Your presentation should be based on the following template. The presentation slides must be sent to the instructor team via piazza by before the paper is presented in class (12:29pm).
Each student presentation should include:
- Problem: What is the paper trying to solve? How real is the problem?
- Key idea: What is the main idea, approach, and/or insight. This aspect of the presentation should use examples whenever appropriate. Specifically, the presentation should discuss the technical details so that one can understand the key details without carefully reading it.
- Novelty and Comparison: What is different from previous work, and why?

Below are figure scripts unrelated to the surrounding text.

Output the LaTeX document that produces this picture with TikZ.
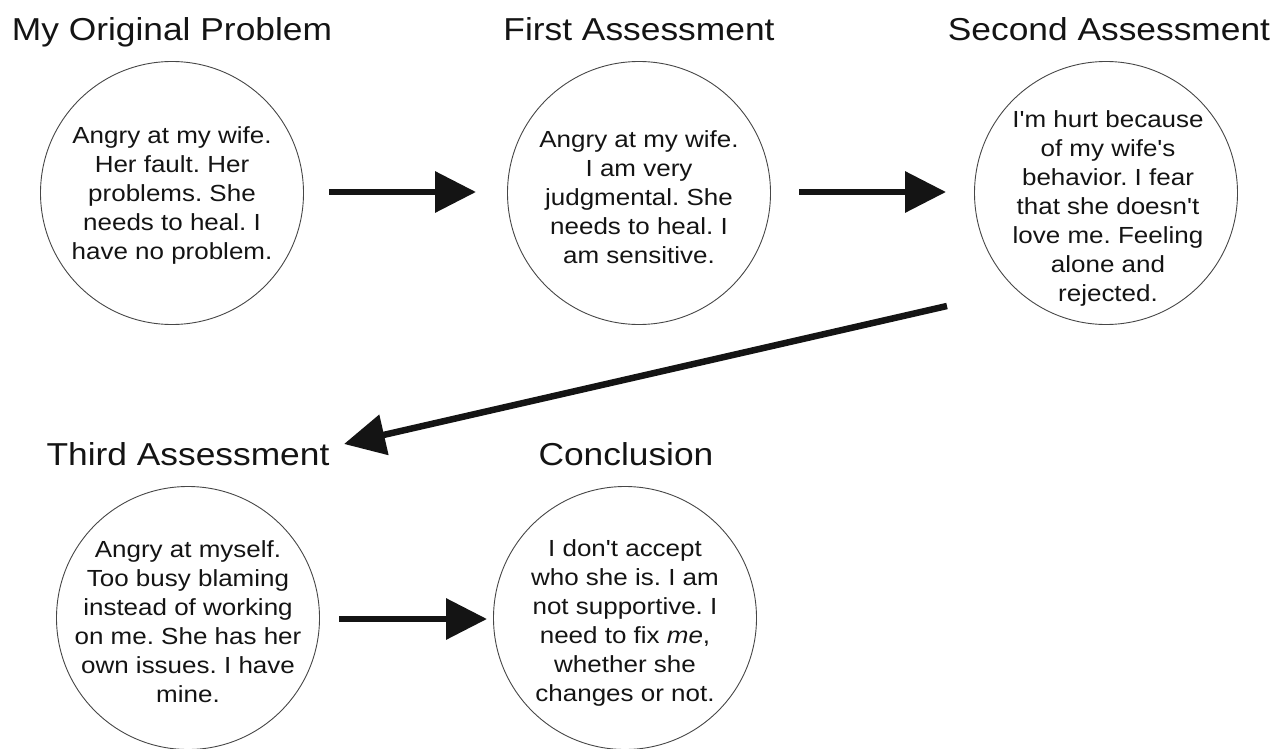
\documentclass[tikz,border=0pt]{standalone}
\usepackage{fontspec}
\newfontfamily\diafont[FakeStretch=1.115]{Liberation Sans}
\usetikzlibrary{arrows.meta}
\begin{document}
\frenchspacing
\begin{tikzpicture}[x=1pt,y=-1pt,
  circ/.style={circle,draw=black!72,line width=0.9pt,minimum size=263pt,inner sep=0pt},
  ttl/.style={anchor=base,inner sep=0pt,text=black!92,font=\diafont\frenchspacing\fontsize{31.7}{38}\selectfont},
  body/.style={anchor=north,align=center,inner sep=0pt,text=black!92,font=\diafont\frenchspacing\fontsize{23.3}{29}\selectfont},
  arr/.style={draw=black!92,line width=6.5pt,-{Triangle[length=41pt,width=40pt]}}]
\useasboundingbox (0,0) rectangle (1287,749);
% circles
\node[circ] (c1) at (172,193) {};
\node[circ] (c2) at (639,193) {};
\node[circ] (c3) at (1106,193) {};
\node[circ] (c4) at (188,618) {};
\node[circ] (c5) at (625,618) {};
% titles
\node[ttl] (h1) at (172,41) {My Original Problem};
\node[ttl] (h2) at (639,41) {First Assessment};
\node[ttl] (h3) at (1109,41) {Second Assessment};
\node[ttl] (h4) at (188,465) {Third Assessment};
\node[ttl] (h5) at (626,465) {Conclusion};
% texts
\node[body] (t1) at (172,122.7) {\strut Angry at my wife.\\Her fault. Her\\problems. She\\needs to heal. I\\have no problem.};
\node[body] (t2) at (639,126.7) {\strut Angry at my wife.\\I am very\\judgmental. She\\needs to heal. I\\am sensitive.};
\node[body] (t3) at (1108,106.7) {\strut I'm hurt because\\of my wife's\\behavior. I fear\\that she doesn't\\love me. Feeling\\alone and\\rejected.};
\node[body] (t4) at (188,536.7) {\strut Angry at myself.\\Too busy blaming\\instead of working\\on me. She has her\\own issues. I have\\mine.};
\node[body] (t5) at (625,535.7) {\strut I don't accept\\who she is. I am\\not supportive. I\\need to fix \textit{me},\\whether she\\changes or not.};
% arrow ends
\coordinate (a1s) at (329,192);
\coordinate (a1e) at (476,192);
\coordinate (a2s) at (799,192);
\coordinate (a2e) at (946,192);
\coordinate (a3s) at (947,306);
\coordinate (a3e) at (344,444);
\coordinate (a4s) at (339,619);
\coordinate (a4e) at (487,619);
\draw[arr] (a1s) -- (a1e);
\draw[arr] (a2s) -- (a2e);
\draw[arr] (a3s) -- (a3e);
\draw[arr] (a4s) -- (a4e);
\end{tikzpicture}
\end{document}
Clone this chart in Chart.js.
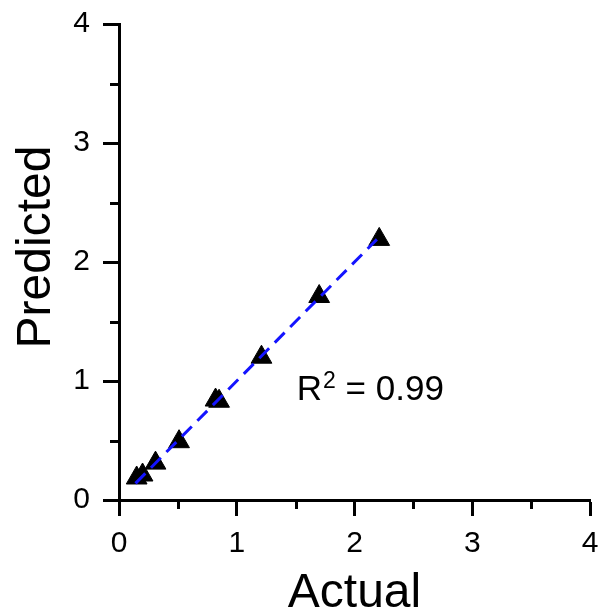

How does this paper relate to the main paper (and other related work)?
- Critique: Is there anything you would change in the solution?
Presentation Grading
The student presentations will be graded similarly to the reviews. In more detail, what I’m looking for is:
- Does the presentation include all sections (Problem, Key idea, Novelty and Comparison, Critique)
- Are all assertions backed up (e.g. “X is a bad idea” is not acceptable, but “X is a bad idea because Y”) is acceptable
- Did the student understand the material? Are there factual flaws in the review? For example, if the paper defines a term, does the student use it appropriately? As another example, if students state that a paper is relevant because modern operating systems do things the same way, is that true?
- Did the student consider whether the evaluation is sufficient? Does it show that the work doesn’t harm regular programs, even if it works well for some programs? Do they evaluate all the goals for the system?
- Is the presentation well timed?
Assigning grades:
- If the presentation does an excellent job on all four considerations, and provides genuinely insightful comments about the problem, contributions (going beyond what the paper claims are contributions), evaluation, confusions, it should receive a check plus
- If two or more of the four criteria are not met, the presentation should receive a check minus
- Otherwise, it should receive a check. A check plus is worth 1 point, a check is 3/4 point, a check minus is 1/2 point, and not giving a presentation is worth zero points.